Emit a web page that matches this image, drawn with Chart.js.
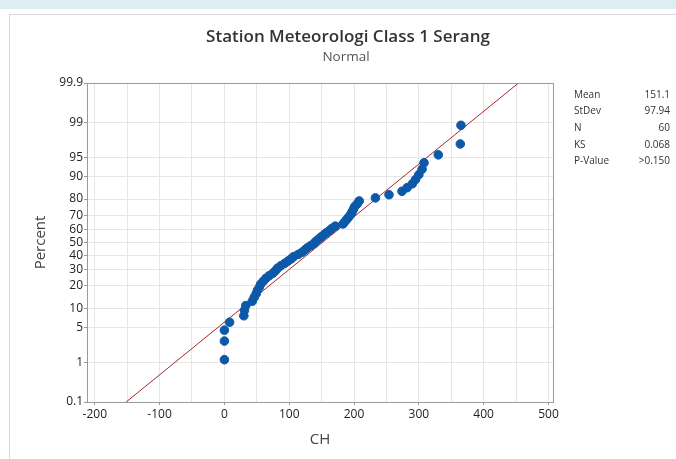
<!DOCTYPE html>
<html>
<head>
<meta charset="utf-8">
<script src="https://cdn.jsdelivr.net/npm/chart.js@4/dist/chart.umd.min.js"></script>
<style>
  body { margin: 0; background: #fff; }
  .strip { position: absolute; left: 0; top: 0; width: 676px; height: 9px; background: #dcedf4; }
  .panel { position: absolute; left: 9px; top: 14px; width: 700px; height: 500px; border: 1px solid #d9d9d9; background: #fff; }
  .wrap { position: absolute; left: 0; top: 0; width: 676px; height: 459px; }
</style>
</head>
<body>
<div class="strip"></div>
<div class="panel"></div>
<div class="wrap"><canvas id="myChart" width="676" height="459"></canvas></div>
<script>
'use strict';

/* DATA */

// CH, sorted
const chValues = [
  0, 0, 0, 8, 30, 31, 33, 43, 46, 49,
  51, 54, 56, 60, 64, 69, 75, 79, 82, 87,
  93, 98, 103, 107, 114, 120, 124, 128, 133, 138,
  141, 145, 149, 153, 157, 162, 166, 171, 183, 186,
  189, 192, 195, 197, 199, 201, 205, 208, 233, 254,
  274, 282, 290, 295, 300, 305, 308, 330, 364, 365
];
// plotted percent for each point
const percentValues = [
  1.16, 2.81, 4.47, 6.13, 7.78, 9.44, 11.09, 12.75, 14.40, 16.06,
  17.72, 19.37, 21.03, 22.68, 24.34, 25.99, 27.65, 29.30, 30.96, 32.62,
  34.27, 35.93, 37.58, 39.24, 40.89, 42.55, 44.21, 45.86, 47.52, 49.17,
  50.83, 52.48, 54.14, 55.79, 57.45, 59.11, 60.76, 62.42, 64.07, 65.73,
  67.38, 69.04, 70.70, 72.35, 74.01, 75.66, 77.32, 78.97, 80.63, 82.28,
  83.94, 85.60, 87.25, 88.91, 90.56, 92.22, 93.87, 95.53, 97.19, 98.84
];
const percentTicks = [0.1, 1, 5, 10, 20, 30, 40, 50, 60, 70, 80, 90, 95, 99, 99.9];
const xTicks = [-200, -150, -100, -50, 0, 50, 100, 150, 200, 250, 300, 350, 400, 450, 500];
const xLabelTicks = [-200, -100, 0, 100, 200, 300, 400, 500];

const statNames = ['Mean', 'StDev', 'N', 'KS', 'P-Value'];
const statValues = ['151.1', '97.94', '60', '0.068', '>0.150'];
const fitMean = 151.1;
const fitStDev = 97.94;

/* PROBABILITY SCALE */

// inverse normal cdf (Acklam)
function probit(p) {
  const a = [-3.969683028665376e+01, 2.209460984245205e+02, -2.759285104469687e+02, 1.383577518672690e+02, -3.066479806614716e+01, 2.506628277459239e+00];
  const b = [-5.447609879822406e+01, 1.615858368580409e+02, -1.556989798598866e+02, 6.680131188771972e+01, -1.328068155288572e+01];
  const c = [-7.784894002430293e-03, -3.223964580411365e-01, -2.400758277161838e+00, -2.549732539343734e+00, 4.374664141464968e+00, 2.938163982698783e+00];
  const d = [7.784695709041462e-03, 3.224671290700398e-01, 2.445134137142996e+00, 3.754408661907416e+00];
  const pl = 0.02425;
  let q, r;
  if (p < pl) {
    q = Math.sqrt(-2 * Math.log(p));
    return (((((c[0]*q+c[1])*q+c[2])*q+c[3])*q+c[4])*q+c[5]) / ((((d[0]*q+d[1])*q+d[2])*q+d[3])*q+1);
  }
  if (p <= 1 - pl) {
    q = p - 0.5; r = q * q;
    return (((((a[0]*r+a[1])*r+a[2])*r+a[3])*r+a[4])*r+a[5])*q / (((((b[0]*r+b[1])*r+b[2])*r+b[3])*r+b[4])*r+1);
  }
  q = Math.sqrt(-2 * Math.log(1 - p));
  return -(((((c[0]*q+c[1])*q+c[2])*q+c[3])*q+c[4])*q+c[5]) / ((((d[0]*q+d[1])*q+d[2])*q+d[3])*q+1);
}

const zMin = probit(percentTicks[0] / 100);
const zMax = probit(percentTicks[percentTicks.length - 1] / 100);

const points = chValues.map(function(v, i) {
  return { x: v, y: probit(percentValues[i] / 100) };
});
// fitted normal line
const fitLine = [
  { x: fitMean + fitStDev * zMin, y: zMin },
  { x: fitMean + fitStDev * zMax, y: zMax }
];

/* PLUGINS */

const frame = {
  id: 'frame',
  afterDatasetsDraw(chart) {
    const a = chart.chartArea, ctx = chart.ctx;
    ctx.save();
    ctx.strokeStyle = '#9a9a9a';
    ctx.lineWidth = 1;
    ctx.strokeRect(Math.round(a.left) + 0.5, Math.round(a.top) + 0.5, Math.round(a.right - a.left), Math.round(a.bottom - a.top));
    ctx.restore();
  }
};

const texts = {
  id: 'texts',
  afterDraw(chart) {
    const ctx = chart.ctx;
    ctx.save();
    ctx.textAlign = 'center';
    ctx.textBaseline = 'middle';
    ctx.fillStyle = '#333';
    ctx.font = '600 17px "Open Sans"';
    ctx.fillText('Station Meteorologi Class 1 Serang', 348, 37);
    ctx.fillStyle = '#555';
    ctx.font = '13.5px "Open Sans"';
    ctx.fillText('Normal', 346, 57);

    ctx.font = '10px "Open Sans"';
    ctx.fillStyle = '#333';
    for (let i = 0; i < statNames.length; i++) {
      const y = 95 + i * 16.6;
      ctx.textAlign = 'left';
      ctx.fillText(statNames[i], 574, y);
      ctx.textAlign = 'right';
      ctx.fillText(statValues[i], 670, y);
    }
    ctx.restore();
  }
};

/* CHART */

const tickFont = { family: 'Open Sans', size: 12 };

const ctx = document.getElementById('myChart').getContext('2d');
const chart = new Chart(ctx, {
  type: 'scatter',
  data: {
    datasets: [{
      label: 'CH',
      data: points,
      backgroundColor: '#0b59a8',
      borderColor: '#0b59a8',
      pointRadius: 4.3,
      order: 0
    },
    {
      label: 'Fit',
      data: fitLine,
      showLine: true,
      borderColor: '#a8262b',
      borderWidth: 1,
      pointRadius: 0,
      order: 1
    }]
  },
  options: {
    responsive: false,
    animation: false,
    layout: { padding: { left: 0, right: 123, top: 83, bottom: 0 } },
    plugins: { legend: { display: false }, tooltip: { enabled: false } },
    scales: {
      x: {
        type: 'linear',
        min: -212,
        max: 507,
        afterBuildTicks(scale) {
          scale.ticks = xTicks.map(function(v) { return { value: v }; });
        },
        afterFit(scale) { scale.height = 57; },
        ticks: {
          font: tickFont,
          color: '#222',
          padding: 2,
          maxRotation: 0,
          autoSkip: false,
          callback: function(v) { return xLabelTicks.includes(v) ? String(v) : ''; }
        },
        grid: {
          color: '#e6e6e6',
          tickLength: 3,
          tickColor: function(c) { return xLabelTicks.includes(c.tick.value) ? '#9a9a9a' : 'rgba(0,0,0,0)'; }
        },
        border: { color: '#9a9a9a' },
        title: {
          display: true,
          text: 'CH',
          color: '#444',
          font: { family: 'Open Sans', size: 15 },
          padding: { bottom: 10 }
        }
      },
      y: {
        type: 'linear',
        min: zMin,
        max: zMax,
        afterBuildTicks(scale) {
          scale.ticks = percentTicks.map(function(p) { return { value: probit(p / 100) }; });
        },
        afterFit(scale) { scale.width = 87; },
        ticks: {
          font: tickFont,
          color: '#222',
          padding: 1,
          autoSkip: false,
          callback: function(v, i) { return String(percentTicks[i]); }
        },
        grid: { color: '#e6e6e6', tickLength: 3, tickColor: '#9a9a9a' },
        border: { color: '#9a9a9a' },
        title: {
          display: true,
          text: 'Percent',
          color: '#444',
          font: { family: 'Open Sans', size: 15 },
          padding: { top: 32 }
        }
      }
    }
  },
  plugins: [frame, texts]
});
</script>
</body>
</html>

============

▶ Directions
Restate the material word for word from its first line through the line containing "const xLabelTicks = [-200, -100, 0, 100, 200, 300, 400, 500];", both included; the pictures do not belong in it.

▶ Answer for this exercise
Emit a web page that matches this image, drawn with Chart.js.
<!DOCTYPE html>
<html>
<head>
<meta charset="utf-8">
<script src="https://cdn.jsdelivr.net/npm/chart.js@4/dist/chart.umd.min.js"></script>
<style>
  body { margin: 0; background: #fff; }
  .strip { position: absolute; left: 0; top: 0; width: 676px; height: 9px; background: #dcedf4; }
  .panel { position: absolute; left: 9px; top: 14px; width: 700px; height: 500px; border: 1px solid #d9d9d9; background: #fff; }
  .wrap { position: absolute; left: 0; top: 0; width: 676px; height: 459px; }
</style>
</head>
<body>
<div class="strip"></div>
<div class="panel"></div>
<div class="wrap"><canvas id="myChart" width="676" height="459"></canvas></div>
<script>
'use strict';

/* DATA */

// CH, sorted
const chValues = [
  0, 0, 0, 8, 30, 31, 33, 43, 46, 49,
  51, 54, 56, 60, 64, 69, 75, 79, 82, 87,
  93, 98, 103, 107, 114, 120, 124, 128, 133, 138,
  141, 145, 149, 153, 157, 162, 166, 171, 183, 186,
  189, 192, 195, 197, 199, 201, 205, 208, 233, 254,
  274, 282, 290, 295, 300, 305, 308, 330, 364, 365
];
// plotted percent for each point
const percentValues = [
  1.16, 2.81, 4.47, 6.13, 7.78, 9.44, 11.09, 12.75, 14.40, 16.06,
  17.72, 19.37, 21.03, 22.68, 24.34, 25.99, 27.65, 29.30, 30.96, 32.62,
  34.27, 35.93, 37.58, 39.24, 40.89, 42.55, 44.21, 45.86, 47.52, 49.17,
  50.83, 52.48, 54.14, 55.79, 57.45, 59.11, 60.76, 62.42, 64.07, 65.73,
  67.38, 69.04, 70.70, 72.35, 74.01, 75.66, 77.32, 78.97, 80.63, 82.28,
  83.94, 85.60, 87.25, 88.91, 90.56, 92.22, 93.87, 95.53, 97.19, 98.84
];
const percentTicks = [0.1, 1, 5, 10, 20, 30, 40, 50, 60, 70, 80, 90, 95, 99, 99.9];
const xTicks = [-200, -150, -100, -50, 0, 50, 100, 150, 200, 250, 300, 350, 400, 450, 500];
const xLabelTicks = [-200, -100, 0, 100, 200, 300, 400, 500];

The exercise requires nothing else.